Nearly all of that is gone now. The weeds have largely disappeared from the cracks in the sidewalks; the graffiti and the wheatpaper art land somewhere else now. One of the last buildings to weather the half dozen booms since the Bicentennial was the old Norge Appliance showroom on the northeast corner of Sixth and Bainbridge. The building was, like so many along that stretch, owned by Stanley Fleishman, of Fleishman’s Fabrics. From time to time he would use the building or rent it out–for a while, someone who made cement Buddhas and other figures took over the storefront–but much of the time it sat and waited, still with the bright yellow thick masculine letters of the defunct neon sign hanging on: N O R G E.
Workers cleaned out the place around 2008. Neighborhood folks of course were curious. What would happen to the building? Whoever took it over would have to keep the sign, certainly. It spoke of another time and it was handsome, after all. But then one day, the workers pulled the letters down. They were destined for the dump, the workers told me. I handed them $100 and had them delivered to my house. Not sure what to do with the bulky letters, I stacked them in the basement, heavy screws poking out. A couple years later, feeling jaunty, we decided to hang some of them in our fixed up den. Clearly, not all of them would fit. What letters would we choose? What would we spell? G O? N O? O N? O N E? N O R?
We chose O R, for the sense of possibility.
In 2012, the Fetfatzes family restored the old Norge building, adding apartments on the second and third floors and a restaurant, Bainbridge Barrel House, on the retail corner.

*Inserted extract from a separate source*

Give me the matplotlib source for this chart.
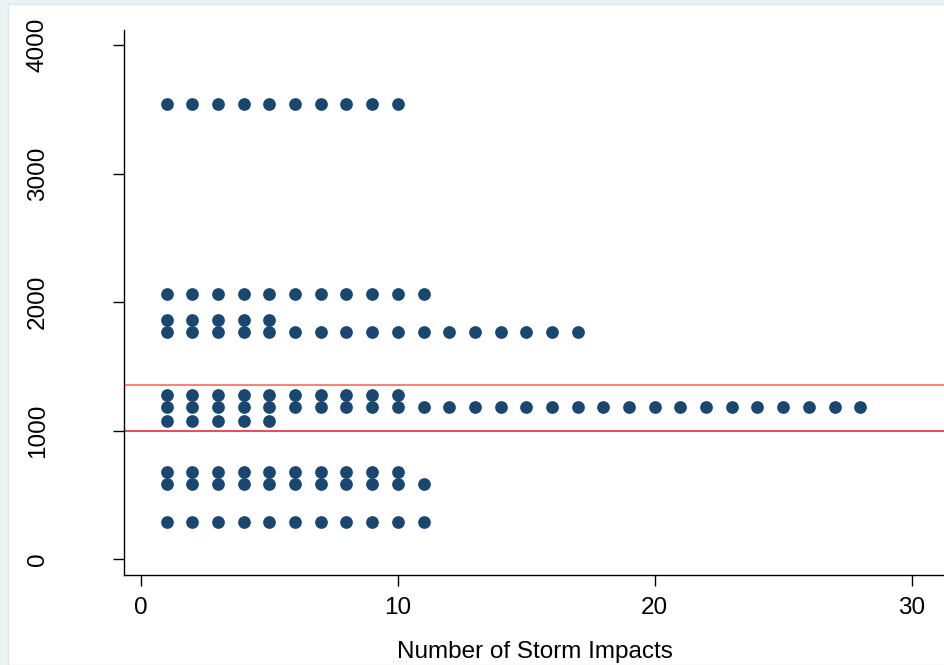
import matplotlib
matplotlib.use("Agg")
import matplotlib.pyplot as plt
from matplotlib.patches import Rectangle

# Storm impact counts per series (x runs 1..n_max) and the y level of each series
levels = [3540, 2065, 1862, 1769, 1275, 1185, 1078, 682, 586, 293]
max_impacts = [10, 11, 5, 17, 10, 28, 5, 10, 11, 11]

ref_lines = [1000, 1358]

x_ticks = [0, 10, 20, 30]
y_ticks = [0, 1000, 2000, 3000, 4000]
x_title = "Number of Storm Impacts"

MARKER = "#1a476f"

plt.rcParams["font.family"] = ["Liberation Sans", "DejaVu Sans"]

fig = plt.figure(figsize=(9.45, 6.65), dpi=100, facecolor="#eaf2f3")
fig.patches.append(
    Rectangle((8 / 945, 0), 1 - 8 / 945, 1 - 4 / 665, transform=fig.transFigure,
              facecolor="white", edgecolor="#dde8ea", linewidth=1, zorder=-10)
)

ax = fig.add_axes([124 / 945, 90 / 665, 1 - 124 / 945, 545 / 665])
ax.set_zorder(1)
ax.set_facecolor("white")

xs, ys = [], []
for lev, n in zip(levels, max_impacts):
    for k in range(1, n + 1):
        xs.append(k)
        ys.append(lev)
ax.scatter(xs, ys, s=84, color=MARKER, linewidths=0, zorder=3)

ax.axhline(ref_lines[0], color="#e41a1c", linewidth=1.1, zorder=2)
ax.axhline(ref_lines[1], color="#ff5a5a", linewidth=1.1, zorder=2)

ax.set_xlim(-0.66, 31.3)
ax.set_ylim(-122, 4117)
ax.set_xticks(x_ticks)
ax.set_yticks(y_ticks)
ax.set_yticklabels([str(v) for v in y_ticks], rotation=90, va="center")

for side in ("top", "right"):
    ax.spines[side].set_visible(False)
for side in ("left", "bottom"):
    ax.spines[side].set_linewidth(1.0)
    ax.spines[side].set_color("black")

ax.tick_params(axis="x", length=8, width=1, labelsize=17.5, pad=8)
ax.tick_params(axis="y", length=8, width=1, labelsize=17.5, pad=46)

ax.set_xlabel(x_title, fontsize=17.5, labelpad=16)

fig.savefig("out.png", dpi=100, facecolor=fig.get_facecolor())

Sometime that year, Peter Woodall gave me an old matchbook–he’s fond of collecting these kinds of quiet relics of the 19th and 20th centuries–with a picture of the Norge building from the 1940s, when it was Sam Gerson’s apparel shop. “Style begins at Gerson’s,” it says, under the matches (I suppose you had to smoke 30 cigarettes to see it). The store had been recently renovated and enlarged, probably just after World War II. Gerson had at least one other store at the time, on the southeast corner of 12th and Walnut, in a building that’s been since demolished. Gerson, a tailor, had opened his first store with his brother Irving. “It soon gained a great reputation as a very upscale men’s clothing store for fine quality suits and attracted a diversified and large clientele,” remembered Jack Segal, on the website The Museum of Family History. Segal worked in the store as a stock boy while he was in high school. “When Gerson’s ran their annual sale,” he noted, “it attracted such a huge crowd that some times the Manager would have to allow only a certain number of customers in, after the same number of satisfied customers left the store. The store was always crowded with customers.”
Without knowing this history, I propped the handsome matchbook against the wall of my desk and since then I’ve looked at it just about every day.
Only yesterday, I realized something: N O R G E had been assembled from G E R S O N. These were the same letters, squat, bold, and yellow. The Norge owner was apparently pretty thrifty. Perhaps it was Gerson himself, switched his line. Did he choose Norge for the easy fit (business decisions around here have been made for sillier reasons)? Whatever the story, I got a moment of pleasure from imagining the lives of these mostly unknown people, long since gone, and the funny things they left behind.